Do this: Print all of the lines exactly. Any picture among them stays out.

[Code that draws figures]
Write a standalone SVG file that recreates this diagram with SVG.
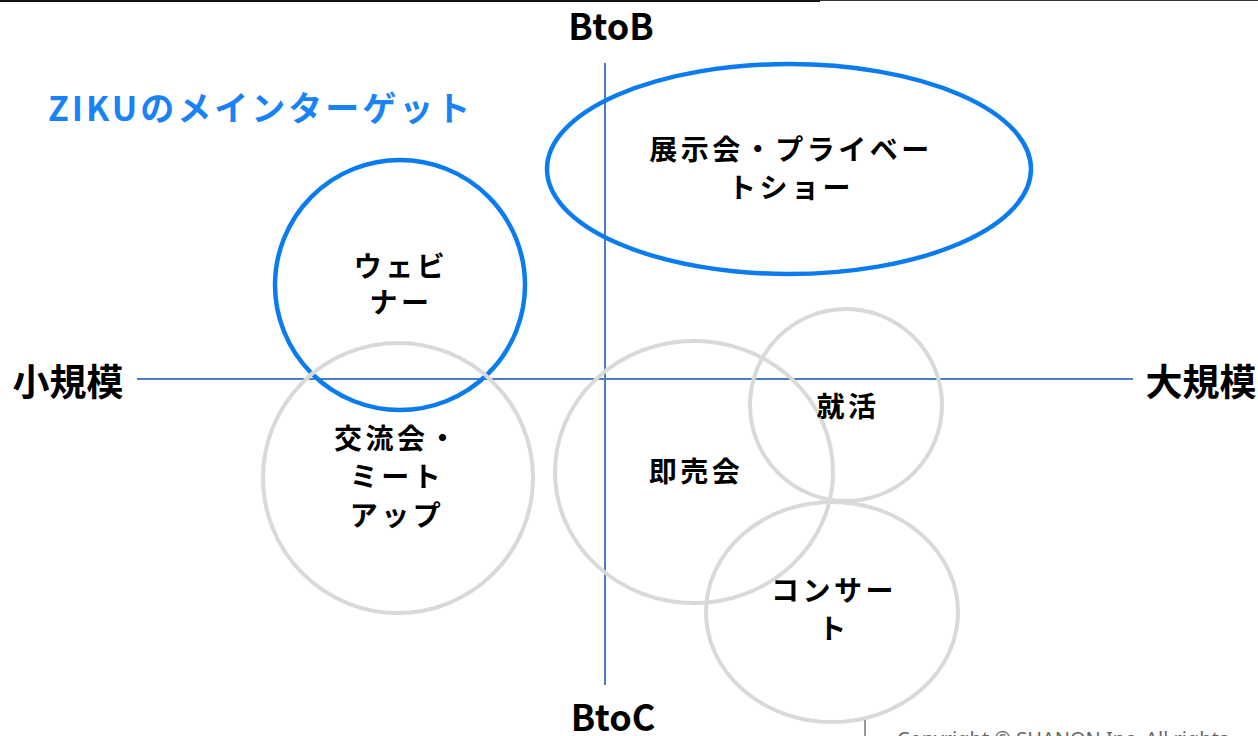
<svg xmlns="http://www.w3.org/2000/svg" width="1258" height="736" viewBox="0 0 1258 736">
<style>
.t{font-family:"Noto Sans CJK JP","Noto Sans",sans-serif;font-weight:bold;fill:#000;text-anchor:middle}
.lab{font-size:28px;letter-spacing:3.5px}
.ax{font-size:37px}
.blue{fill:none;stroke:#0a7cf0;stroke-width:4.5}
.gray{fill:none;stroke:#d9d9d9;stroke-width:4}
.axis{stroke:#4a7ec4;stroke-width:2}
</style>
<rect width="1258" height="736" fill="#fff"/>
<line x1="0" y1="1" x2="820" y2="1" stroke="#111" stroke-width="2"/>
<line x1="820" y1="0.5" x2="1258" y2="0.5" stroke="#333" stroke-width="1"/>
<g id="axes">
<line class="axis" x1="605" y1="63" x2="605" y2="685"/>
<line class="axis" x1="137" y1="379" x2="1133" y2="379"/>
</g>
<g id="axis-labels">
<text class="t" x="611" y="40" font-size="36">BtoB</text>
<text class="t" x="613" y="731" font-size="36">BtoC</text>
<text class="t ax" x="68" y="396">小規模</text>
<text class="t ax" x="1201" y="396">大規模</text>
</g>
<text id="title" x="48" y="121" font-family="'Noto Sans CJK JP','Noto Sans',sans-serif" font-weight="bold" font-size="34" letter-spacing="3" fill="#1a82f7">ZIKUのメインターゲット</text>
<g id="node-expo">
<ellipse class="blue" cx="789" cy="169" rx="242" ry="105"/>
<text class="t lab" x="791" y="160">展示会・プライベー</text>
<text class="t lab" x="791" y="198">トショー</text>
</g>
<g id="node-webinar">
<circle class="blue" cx="400" cy="285" r="125"/>
<text class="t lab" x="401" y="277">ウェビ</text>
<text class="t lab" x="401" y="313">ナー</text>
</g>
<g id="node-meetup">
<circle class="gray" cx="398" cy="478" r="135"/>
<text class="t lab" x="397" y="449">交流会・</text>
<text class="t lab" x="397" y="487">ミート</text>
<text class="t lab" x="397" y="526">アップ</text>
</g>
<g id="node-sokubai">
<ellipse class="gray" cx="694" cy="472" rx="139" ry="131"/>
<text class="t lab" x="696" y="482">即売会</text>
</g>
<g id="node-shukatsu">
<circle class="gray" cx="846" cy="405" r="96"/>
<text class="t lab" x="848" y="417">就活</text>
</g>
<g id="node-concert">
<ellipse class="gray" cx="832" cy="612" rx="126" ry="110"/>
<text class="t lab" x="834" y="601">コンサー</text>
<text class="t lab" x="834" y="639">ト</text>
</g>
<g id="footer">
<line x1="865" y1="720" x2="865" y2="736" stroke="#333" stroke-width="1"/>
<text x="897" y="746" font-family="'Noto Sans','Open Sans',sans-serif" font-size="20" fill="#666">Copyright © SHANON Inc. All rights</text>
</g>
</svg>
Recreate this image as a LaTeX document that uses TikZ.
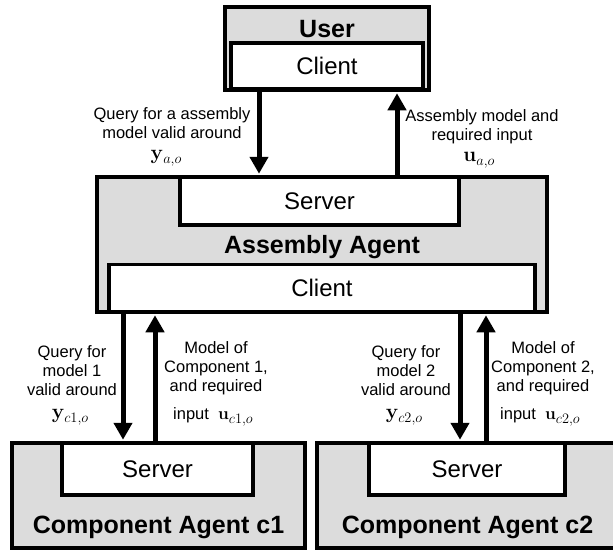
\documentclass[tikz,border=0pt]{standalone}
\usepackage[no-math]{fontspec}
\setmainfont{Liberation Sans}
\usetikzlibrary{arrows.meta}
\definecolor{agentgray}{HTML}{DCDCDC}
\newcommand\vlab[2]{$\mathbf{#1}$\raisebox{-4pt}{\fontsize{14.5}{15}\selectfont$#2$}}
\begin{document}
\begin{tikzpicture}[x=1pt,y=-1pt,
  agentbox/.style={draw,line width=3.5pt,fill=agentgray,inner sep=0pt},
  portbox/.style={draw,line width=3.2pt,fill=white,inner sep=0pt,
    font=\fontsize{24}{28}\selectfont},
  titletext/.style={font=\fontsize{25}{29}\selectfont\bfseries,inner sep=0pt},
  lbl/.style={font=\fontsize{16.5}{19}\selectfont,align=center,inner sep=0pt},
  mlbl/.style={font=\fontsize{20}{20}\selectfont,inner sep=0pt},
  flow/.style={line width=5pt,-{Triangle[width=18pt,length=17pt]}}]
\useasboundingbox (0,0) rectangle (613,552);

% User
\node[agentbox,minimum width=204pt,minimum height=83pt] (user) at (327,48.5) {};
\node[titletext] (usertitle) at (327,29) {User};
\node[portbox,minimum width=192pt,minimum height=46pt] (uclient) at (327,66) {Client};

% Assembly agent
\node[agentbox,minimum width=450pt,minimum height=135pt] (aa) at (322,244.5) {};
\node[portbox,minimum width=279pt,minimum height=48pt] (aserver) at (319.5,201) {Server};
\node[titletext] (aatitle) at (322,247) {Assembly Agent};
\node[portbox,minimum width=426pt,minimum height=47pt] (aclient) at (322,288) {Client};

% Component agents
\node[agentbox,minimum width=293pt,minimum height=105pt] (ca1) at (158.5,495.5) {};
\node[portbox,minimum width=191pt,minimum height=52pt] (c1server) at (157.5,469) {Server};
\node[titletext] (c1title) at (158.5,527) {Component Agent c1};

\node[agentbox,minimum width=298pt,minimum height=105pt] (ca2) at (466,495.5) {};
\node[portbox,minimum width=196pt,minimum height=52pt] (c2server) at (467,469) {Server};
\node[titletext] (c2title) at (467.5,527) {Component Agent c2};

% arrow columns
\coordinate (xq) at (259,0);
\coordinate (xr) at (397,0);
\coordinate (xq1) at (123,0);
\coordinate (xr1) at (155,0);
\coordinate (xq2) at (460,0);
\coordinate (xr2) at (486,0);

\draw[flow,shorten >=1.5pt] (user.south -| xq) -- (aa.north -| xq);
\draw[flow,shorten >=1.5pt] (aa.north -| xr) -- (user.south -| xr);
\draw[flow,shorten >=1.5pt] (aa.south -| xq1) -- (ca1.north -| xq1);
\draw[flow,shorten >=1.5pt] (ca1.north -| xr1) -- (aa.south -| xr1);
\draw[flow,shorten >=1.5pt] (aa.south -| xq2) -- (ca2.north -| xq2);
\draw[flow,shorten >=1.5pt] (ca2.north -| xr2) -- (aa.south -| xr2);

% labels
\node[lbl] (lq) at (172,123) {Query for a assembly\\model valid around};
\node[mlbl] (lqy) at (166,158) {\vlab{y}{a{,}o}};
\node[lbl] (lr) at (482,127) {Assembly model and\\required input};
\node[mlbl] (lru) at (479,160) {\vlab{u}{a{,}o}};

\node[lbl] (lq1) at (72,371) {Query for\\model 1\\valid around};
\node[mlbl] (lq1y) at (70,417) {\vlab{y}{c1{,}o}};
\node[lbl,anchor=north] (lr1) at (216,341) {Model of\\Component 1,\\and required};
\node[lbl] (lr1u) at (213,417) {input \ \vlab{u}{c1{,}o}};

\node[lbl] (lq2) at (406,371) {Query for\\model 2\\valid around};
\node[mlbl] (lq2y) at (404,417) {\vlab{y}{c2{,}o}};
\node[lbl,anchor=north] (lr2) at (543,341) {Model of\\Component 2,\\and required};
\node[lbl] (lr2u) at (540,417) {input \ \vlab{u}{c2{,}o}};
\end{tikzpicture}
\end{document}
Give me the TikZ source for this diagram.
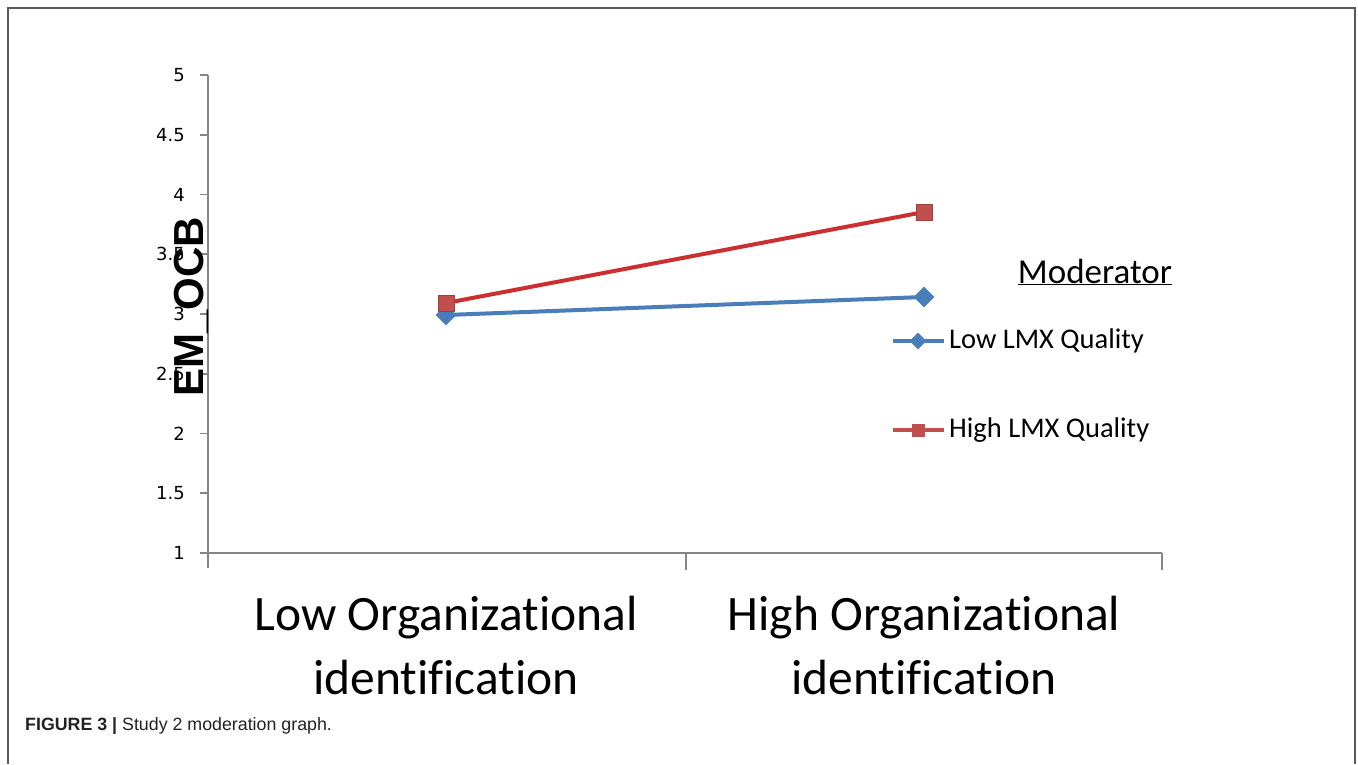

Solution below:
Write a standalone SVG file that recreates this diagram with SVG.
<svg xmlns="http://www.w3.org/2000/svg" width="1258" height="736" viewBox="0 0 1258 736">
<style>
.t{font-family:"Noto Sans CJK JP","Noto Sans",sans-serif;font-weight:bold;fill:#000;text-anchor:middle}
.lab{font-size:28px;letter-spacing:3.5px}
.ax{font-size:37px}
.blue{fill:none;stroke:#0a7cf0;stroke-width:4.5}
.gray{fill:none;stroke:#d9d9d9;stroke-width:4}
.axis{stroke:#4a7ec4;stroke-width:2}
</style>
<rect width="1258" height="736" fill="#fff"/>
<line x1="0" y1="1" x2="820" y2="1" stroke="#111" stroke-width="2"/>
<line x1="820" y1="0.5" x2="1258" y2="0.5" stroke="#333" stroke-width="1"/>
<g id="axes">
<line class="axis" x1="605" y1="63" x2="605" y2="685"/>
<line class="axis" x1="137" y1="379" x2="1133" y2="379"/>
</g>
<g id="axis-labels">
<text class="t" x="611" y="40" font-size="36">BtoB</text>
<text class="t" x="613" y="731" font-size="36">BtoC</text>
<text class="t ax" x="68" y="396">小規模</text>
<text class="t ax" x="1201" y="396">大規模</text>
</g>
<text id="title" x="48" y="121" font-family="'Noto Sans CJK JP','Noto Sans',sans-serif" font-weight="bold" font-size="34" letter-spacing="3" fill="#1a82f7">ZIKUのメインターゲット</text>
<g id="node-expo">
<ellipse class="blue" cx="789" cy="169" rx="242" ry="105"/>
<text class="t lab" x="791" y="160">展示会・プライベー</text>
<text class="t lab" x="791" y="198">トショー</text>
</g>
<g id="node-webinar">
<circle class="blue" cx="400" cy="285" r="125"/>
<text class="t lab" x="401" y="277">ウェビ</text>
<text class="t lab" x="401" y="313">ナー</text>
</g>
<g id="node-meetup">
<circle class="gray" cx="398" cy="478" r="135"/>
<text class="t lab" x="397" y="449">交流会・</text>
<text class="t lab" x="397" y="487">ミート</text>
<text class="t lab" x="397" y="526">アップ</text>
</g>
<g id="node-sokubai">
<ellipse class="gray" cx="694" cy="472" rx="139" ry="131"/>
<text class="t lab" x="696" y="482">即売会</text>
</g>
<g id="node-shukatsu">
<circle class="gray" cx="846" cy="405" r="96"/>
<text class="t lab" x="848" y="417">就活</text>
</g>
<g id="node-concert">
<ellipse class="gray" cx="832" cy="612" rx="126" ry="110"/>
<text class="t lab" x="834" y="601">コンサー</text>
<text class="t lab" x="834" y="639">ト</text>
</g>
<g id="footer">
<line x1="865" y1="720" x2="865" y2="736" stroke="#333" stroke-width="1"/>
<text x="897" y="746" font-family="'Noto Sans','Open Sans',sans-serif" font-size="20" fill="#666">Copyright © SHANON Inc. All rights</text>
</g>
</svg>
Recreate this image as a LaTeX document that uses TikZ.
\documentclass[tikz,border=0pt]{standalone}
\usepackage[no-math]{fontspec}
\setmainfont{Liberation Sans}
\usetikzlibrary{arrows.meta}
\definecolor{agentgray}{HTML}{DCDCDC}
\newcommand\vlab[2]{$\mathbf{#1}$\raisebox{-4pt}{\fontsize{14.5}{15}\selectfont$#2$}}
\begin{document}
\begin{tikzpicture}[x=1pt,y=-1pt,
  agentbox/.style={draw,line width=3.5pt,fill=agentgray,inner sep=0pt},
  portbox/.style={draw,line width=3.2pt,fill=white,inner sep=0pt,
    font=\fontsize{24}{28}\selectfont},
  titletext/.style={font=\fontsize{25}{29}\selectfont\bfseries,inner sep=0pt},
  lbl/.style={font=\fontsize{16.5}{19}\selectfont,align=center,inner sep=0pt},
  mlbl/.style={font=\fontsize{20}{20}\selectfont,inner sep=0pt},
  flow/.style={line width=5pt,-{Triangle[width=18pt,length=17pt]}}]
\useasboundingbox (0,0) rectangle (613,552);

% User
\node[agentbox,minimum width=204pt,minimum height=83pt] (user) at (327,48.5) {};
\node[titletext] (usertitle) at (327,29) {User};
\node[portbox,minimum width=192pt,minimum height=46pt] (uclient) at (327,66) {Client};

% Assembly agent
\node[agentbox,minimum width=450pt,minimum height=135pt] (aa) at (322,244.5) {};
\node[portbox,minimum width=279pt,minimum height=48pt] (aserver) at (319.5,201) {Server};
\node[titletext] (aatitle) at (322,247) {Assembly Agent};
\node[portbox,minimum width=426pt,minimum height=47pt] (aclient) at (322,288) {Client};

% Component agents
\node[agentbox,minimum width=293pt,minimum height=105pt] (ca1) at (158.5,495.5) {};
\node[portbox,minimum width=191pt,minimum height=52pt] (c1server) at (157.5,469) {Server};
\node[titletext] (c1title) at (158.5,527) {Component Agent c1};

\node[agentbox,minimum width=298pt,minimum height=105pt] (ca2) at (466,495.5) {};
\node[portbox,minimum width=196pt,minimum height=52pt] (c2server) at (467,469) {Server};
\node[titletext] (c2title) at (467.5,527) {Component Agent c2};

% arrow columns
\coordinate (xq) at (259,0);
\coordinate (xr) at (397,0);
\coordinate (xq1) at (123,0);
\coordinate (xr1) at (155,0);
\coordinate (xq2) at (460,0);
\coordinate (xr2) at (486,0);

\draw[flow,shorten >=1.5pt] (user.south -| xq) -- (aa.north -| xq);
\draw[flow,shorten >=1.5pt] (aa.north -| xr) -- (user.south -| xr);
\draw[flow,shorten >=1.5pt] (aa.south -| xq1) -- (ca1.north -| xq1);
\draw[flow,shorten >=1.5pt] (ca1.north -| xr1) -- (aa.south -| xr1);
\draw[flow,shorten >=1.5pt] (aa.south -| xq2) -- (ca2.north -| xq2);
\draw[flow,shorten >=1.5pt] (ca2.north -| xr2) -- (aa.south -| xr2);

% labels
\node[lbl] (lq) at (172,123) {Query for a assembly\\model valid around};
\node[mlbl] (lqy) at (166,158) {\vlab{y}{a{,}o}};
\node[lbl] (lr) at (482,127) {Assembly model and\\required input};
\node[mlbl] (lru) at (479,160) {\vlab{u}{a{,}o}};

\node[lbl] (lq1) at (72,371) {Query for\\model 1\\valid around};
\node[mlbl] (lq1y) at (70,417) {\vlab{y}{c1{,}o}};
\node[lbl,anchor=north] (lr1) at (216,341) {Model of\\Component 1,\\and required};
\node[lbl] (lr1u) at (213,417) {input \ \vlab{u}{c1{,}o}};

\node[lbl] (lq2) at (406,371) {Query for\\model 2\\valid around};
\node[mlbl] (lq2y) at (404,417) {\vlab{y}{c2{,}o}};
\node[lbl,anchor=north] (lr2) at (543,341) {Model of\\Component 2,\\and required};
\node[lbl] (lr2u) at (540,417) {input \ \vlab{u}{c2{,}o}};
\end{tikzpicture}
\end{document}
Give me the TikZ source for this diagram.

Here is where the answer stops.